WRITTEN TASK
Exactly as written, quote every line that follows, skipping the images.
......
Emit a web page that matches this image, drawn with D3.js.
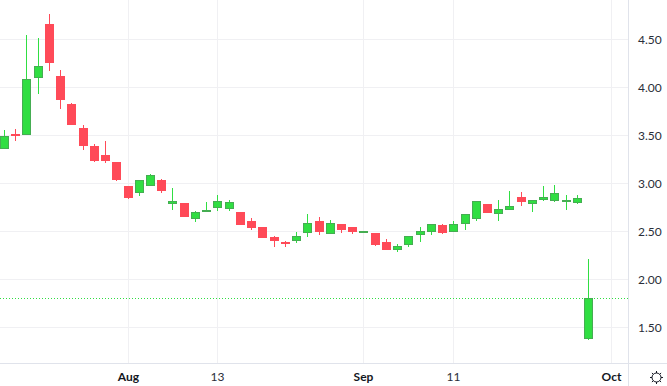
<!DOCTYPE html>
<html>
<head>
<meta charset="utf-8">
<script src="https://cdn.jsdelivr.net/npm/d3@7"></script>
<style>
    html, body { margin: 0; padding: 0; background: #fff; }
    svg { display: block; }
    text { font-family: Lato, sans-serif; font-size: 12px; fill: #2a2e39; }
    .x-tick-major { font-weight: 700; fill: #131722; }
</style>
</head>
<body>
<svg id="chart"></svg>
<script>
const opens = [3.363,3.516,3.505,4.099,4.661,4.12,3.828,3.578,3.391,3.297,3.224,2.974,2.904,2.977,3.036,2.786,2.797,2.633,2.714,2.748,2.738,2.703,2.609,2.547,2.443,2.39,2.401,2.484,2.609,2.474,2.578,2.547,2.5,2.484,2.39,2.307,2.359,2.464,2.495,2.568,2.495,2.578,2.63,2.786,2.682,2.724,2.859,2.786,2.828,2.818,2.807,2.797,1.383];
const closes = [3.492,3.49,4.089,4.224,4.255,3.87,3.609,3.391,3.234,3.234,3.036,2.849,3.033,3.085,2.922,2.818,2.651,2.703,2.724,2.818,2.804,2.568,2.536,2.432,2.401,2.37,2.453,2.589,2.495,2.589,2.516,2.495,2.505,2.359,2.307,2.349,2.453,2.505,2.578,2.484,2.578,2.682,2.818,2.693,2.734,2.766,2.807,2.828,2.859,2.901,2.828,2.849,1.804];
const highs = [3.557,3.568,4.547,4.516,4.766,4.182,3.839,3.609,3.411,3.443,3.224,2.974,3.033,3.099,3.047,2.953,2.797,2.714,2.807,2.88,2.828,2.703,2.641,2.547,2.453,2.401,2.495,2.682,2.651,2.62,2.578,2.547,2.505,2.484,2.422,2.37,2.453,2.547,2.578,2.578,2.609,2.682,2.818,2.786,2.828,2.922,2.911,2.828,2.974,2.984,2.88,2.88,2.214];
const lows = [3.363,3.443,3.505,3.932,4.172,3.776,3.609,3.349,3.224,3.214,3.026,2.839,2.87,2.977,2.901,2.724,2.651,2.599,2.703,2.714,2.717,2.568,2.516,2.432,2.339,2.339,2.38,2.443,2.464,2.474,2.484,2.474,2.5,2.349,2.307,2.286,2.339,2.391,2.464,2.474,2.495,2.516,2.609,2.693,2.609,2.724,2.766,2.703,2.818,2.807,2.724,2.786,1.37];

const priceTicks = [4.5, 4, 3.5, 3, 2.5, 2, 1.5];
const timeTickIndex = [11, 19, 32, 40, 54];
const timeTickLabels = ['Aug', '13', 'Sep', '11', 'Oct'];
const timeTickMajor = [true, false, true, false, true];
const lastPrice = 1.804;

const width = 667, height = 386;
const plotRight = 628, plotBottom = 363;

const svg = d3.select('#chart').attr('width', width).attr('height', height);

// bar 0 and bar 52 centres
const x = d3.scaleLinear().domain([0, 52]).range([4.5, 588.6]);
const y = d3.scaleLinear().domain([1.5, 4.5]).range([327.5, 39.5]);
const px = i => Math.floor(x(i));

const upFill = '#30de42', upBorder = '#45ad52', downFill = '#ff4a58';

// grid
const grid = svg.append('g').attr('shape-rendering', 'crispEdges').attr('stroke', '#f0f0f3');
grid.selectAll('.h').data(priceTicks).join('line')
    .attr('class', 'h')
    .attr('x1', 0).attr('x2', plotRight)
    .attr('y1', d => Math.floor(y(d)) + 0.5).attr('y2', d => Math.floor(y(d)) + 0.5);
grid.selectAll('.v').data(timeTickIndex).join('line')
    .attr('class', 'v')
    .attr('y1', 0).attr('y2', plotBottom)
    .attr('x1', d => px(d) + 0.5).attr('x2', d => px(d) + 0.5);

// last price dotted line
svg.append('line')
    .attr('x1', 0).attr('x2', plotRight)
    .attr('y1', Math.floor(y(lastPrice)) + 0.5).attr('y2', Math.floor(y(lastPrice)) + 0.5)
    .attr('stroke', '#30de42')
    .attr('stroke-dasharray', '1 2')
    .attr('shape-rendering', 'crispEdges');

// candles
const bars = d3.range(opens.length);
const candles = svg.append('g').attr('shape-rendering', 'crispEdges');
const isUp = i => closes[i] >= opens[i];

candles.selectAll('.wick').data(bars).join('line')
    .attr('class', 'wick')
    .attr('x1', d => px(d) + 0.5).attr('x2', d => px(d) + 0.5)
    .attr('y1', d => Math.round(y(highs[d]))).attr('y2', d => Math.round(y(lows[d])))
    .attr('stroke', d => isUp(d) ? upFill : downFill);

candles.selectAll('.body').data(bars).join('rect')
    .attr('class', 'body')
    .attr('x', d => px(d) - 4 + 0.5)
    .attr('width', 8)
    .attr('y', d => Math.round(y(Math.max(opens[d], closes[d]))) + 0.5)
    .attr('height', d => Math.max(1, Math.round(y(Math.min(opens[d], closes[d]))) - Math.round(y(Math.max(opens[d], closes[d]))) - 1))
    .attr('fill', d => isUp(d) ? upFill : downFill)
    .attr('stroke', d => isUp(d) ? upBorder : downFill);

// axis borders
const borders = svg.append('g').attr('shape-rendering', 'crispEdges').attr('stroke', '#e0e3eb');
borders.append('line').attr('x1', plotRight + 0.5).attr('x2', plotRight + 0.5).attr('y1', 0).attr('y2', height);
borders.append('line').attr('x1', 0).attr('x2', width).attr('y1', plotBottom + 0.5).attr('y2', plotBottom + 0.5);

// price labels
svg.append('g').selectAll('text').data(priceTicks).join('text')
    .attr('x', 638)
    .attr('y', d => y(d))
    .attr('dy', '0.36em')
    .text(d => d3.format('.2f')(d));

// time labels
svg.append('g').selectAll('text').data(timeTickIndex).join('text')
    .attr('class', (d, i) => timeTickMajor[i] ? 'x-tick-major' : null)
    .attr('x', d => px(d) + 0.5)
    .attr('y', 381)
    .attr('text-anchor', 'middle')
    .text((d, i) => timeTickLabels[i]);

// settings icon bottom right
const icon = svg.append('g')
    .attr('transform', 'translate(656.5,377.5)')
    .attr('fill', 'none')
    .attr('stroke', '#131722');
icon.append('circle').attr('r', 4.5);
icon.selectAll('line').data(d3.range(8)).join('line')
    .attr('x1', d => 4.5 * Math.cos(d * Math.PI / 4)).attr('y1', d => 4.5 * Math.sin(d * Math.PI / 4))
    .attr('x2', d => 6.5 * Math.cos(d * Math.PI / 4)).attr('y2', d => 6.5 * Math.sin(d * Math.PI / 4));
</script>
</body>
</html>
......
FINAL RESULT
Emit a web page that matches this image, drawn with D3.js.
<!DOCTYPE html>
<html>
<head>
<meta charset="utf-8">
<script src="https://cdn.jsdelivr.net/npm/d3@7"></script>
<style>
    html, body { margin: 0; padding: 0; background: #fff; }
    svg { display: block; }
    text { font-family: Lato, sans-serif; font-size: 12px; fill: #2a2e39; }
    .x-tick-major { font-weight: 700; fill: #131722; }
</style>
</head>
<body>
<svg id="chart"></svg>
<script>
const opens = [3.363,3.516,3.505,4.099,4.661,4.12,3.828,3.578,3.391,3.297,3.224,2.974,2.904,2.977,3.036,2.786,2.797,2.633,2.714,2.748,2.738,2.703,2.609,2.547,2.443,2.39,2.401,2.484,2.609,2.474,2.578,2.547,2.5,2.484,2.39,2.307,2.359,2.464,2.495,2.568,2.495,2.578,2.63,2.786,2.682,2.724,2.859,2.786,2.828,2.818,2.807,2.797,1.383];
const closes = [3.492,3.49,4.089,4.224,4.255,3.87,3.609,3.391,3.234,3.234,3.036,2.849,3.033,3.085,2.922,2.818,2.651,2.703,2.724,2.818,2.804,2.568,2.536,2.432,2.401,2.37,2.453,2.589,2.495,2.589,2.516,2.495,2.505,2.359,2.307,2.349,2.453,2.505,2.578,2.484,2.578,2.682,2.818,2.693,2.734,2.766,2.807,2.828,2.859,2.901,2.828,2.849,1.804];
const highs = [3.557,3.568,4.547,4.516,4.766,4.182,3.839,3.609,3.411,3.443,3.224,2.974,3.033,3.099,3.047,2.953,2.797,2.714,2.807,2.88,2.828,2.703,2.641,2.547,2.453,2.401,2.495,2.682,2.651,2.62,2.578,2.547,2.505,2.484,2.422,2.37,2.453,2.547,2.578,2.578,2.609,2.682,2.818,2.786,2.828,2.922,2.911,2.828,2.974,2.984,2.88,2.88,2.214];
const lows = [3.363,3.443,3.505,3.932,4.172,3.776,3.609,3.349,3.224,3.214,3.026,2.839,2.87,2.977,2.901,2.724,2.651,2.599,2.703,2.714,2.717,2.568,2.516,2.432,2.339,2.339,2.38,2.443,2.464,2.474,2.484,2.474,2.5,2.349,2.307,2.286,2.339,2.391,2.464,2.474,2.495,2.516,2.609,2.693,2.609,2.724,2.766,2.703,2.818,2.807,2.724,2.786,1.37];

const priceTicks = [4.5, 4, 3.5, 3, 2.5, 2, 1.5];
const timeTickIndex = [11, 19, 32, 40, 54];
const timeTickLabels = ['Aug', '13', 'Sep', '11', 'Oct'];
const timeTickMajor = [true, false, true, false, true];
const lastPrice = 1.804;

const width = 667, height = 386;
const plotRight = 628, plotBottom = 363;

const svg = d3.select('#chart').attr('width', width).attr('height', height);

// bar 0 and bar 52 centres
const x = d3.scaleLinear().domain([0, 52]).range([4.5, 588.6]);
const y = d3.scaleLinear().domain([1.5, 4.5]).range([327.5, 39.5]);
const px = i => Math.floor(x(i));

const upFill = '#30de42', upBorder = '#45ad52', downFill = '#ff4a58';

// grid
const grid = svg.append('g').attr('shape-rendering', 'crispEdges').attr('stroke', '#f0f0f3');
grid.selectAll('.h').data(priceTicks).join('line')
    .attr('class', 'h')
    .attr('x1', 0).attr('x2', plotRight)
    .attr('y1', d => Math.floor(y(d)) + 0.5).attr('y2', d => Math.floor(y(d)) + 0.5);
grid.selectAll('.v').data(timeTickIndex).join('line')
    .attr('class', 'v')
    .attr('y1', 0).attr('y2', plotBottom)
    .attr('x1', d => px(d) + 0.5).attr('x2', d => px(d) + 0.5);

// last price dotted line
svg.append('line')
    .attr('x1', 0).attr('x2', plotRight)
    .attr('y1', Math.floor(y(lastPrice)) + 0.5).attr('y2', Math.floor(y(lastPrice)) + 0.5)
    .attr('stroke', '#30de42')
    .attr('stroke-dasharray', '1 2')
    .attr('shape-rendering', 'crispEdges');

// candles
const bars = d3.range(opens.length);
const candles = svg.append('g').attr('shape-rendering', 'crispEdges');
const isUp = i => closes[i] >= opens[i];

candles.selectAll('.wick').data(bars).join('line')
    .attr('class', 'wick')
    .attr('x1', d => px(d) + 0.5).attr('x2', d => px(d) + 0.5)
    .attr('y1', d => Math.round(y(highs[d]))).attr('y2', d => Math.round(y(lows[d])))
    .attr('stroke', d => isUp(d) ? upFill : downFill);

candles.selectAll('.body').data(bars).join('rect')
    .attr('class', 'body')
    .attr('x', d => px(d) - 4 + 0.5)
    .attr('width', 8)
    .attr('y', d => Math.round(y(Math.max(opens[d], closes[d]))) + 0.5)
    .attr('height', d => Math.max(1, Math.round(y(Math.min(opens[d], closes[d]))) - Math.round(y(Math.max(opens[d], closes[d]))) - 1))
    .attr('fill', d => isUp(d) ? upFill : downFill)
    .attr('stroke', d => isUp(d) ? upBorder : downFill);

// axis borders
const borders = svg.append('g').attr('shape-rendering', 'crispEdges').attr('stroke', '#e0e3eb');
borders.append('line').attr('x1', plotRight + 0.5).attr('x2', plotRight + 0.5).attr('y1', 0).attr('y2', height);
borders.append('line').attr('x1', 0).attr('x2', width).attr('y1', plotBottom + 0.5).attr('y2', plotBottom + 0.5);

// price labels
svg.append('g').selectAll('text').data(priceTicks).join('text')
    .attr('x', 638)
    .attr('y', d => y(d))
    .attr('dy', '0.36em')
    .text(d => d3.format('.2f')(d));

// time labels
svg.append('g').selectAll('text').data(timeTickIndex).join('text')
    .attr('class', (d, i) => timeTickMajor[i] ? 'x-tick-major' : null)
    .attr('x', d => px(d) + 0.5)
    .attr('y', 381)
    .attr('text-anchor', 'middle')
    .text((d, i) => timeTickLabels[i]);

// settings icon bottom right
const icon = svg.append('g')
    .attr('transform', 'translate(656.5,377.5)')
    .attr('fill', 'none')
    .attr('stroke', '#131722');
icon.append('circle').attr('r', 4.5);
icon.selectAll('line').data(d3.range(8)).join('line')
    .attr('x1', d => 4.5 * Math.cos(d * Math.PI / 4)).attr('y1', d => 4.5 * Math.sin(d * Math.PI / 4))
    .attr('x2', d => 6.5 * Math.cos(d * Math.PI / 4)).attr('y2', d => 6.5 * Math.sin(d * Math.PI / 4));
</script>
</body>
</html>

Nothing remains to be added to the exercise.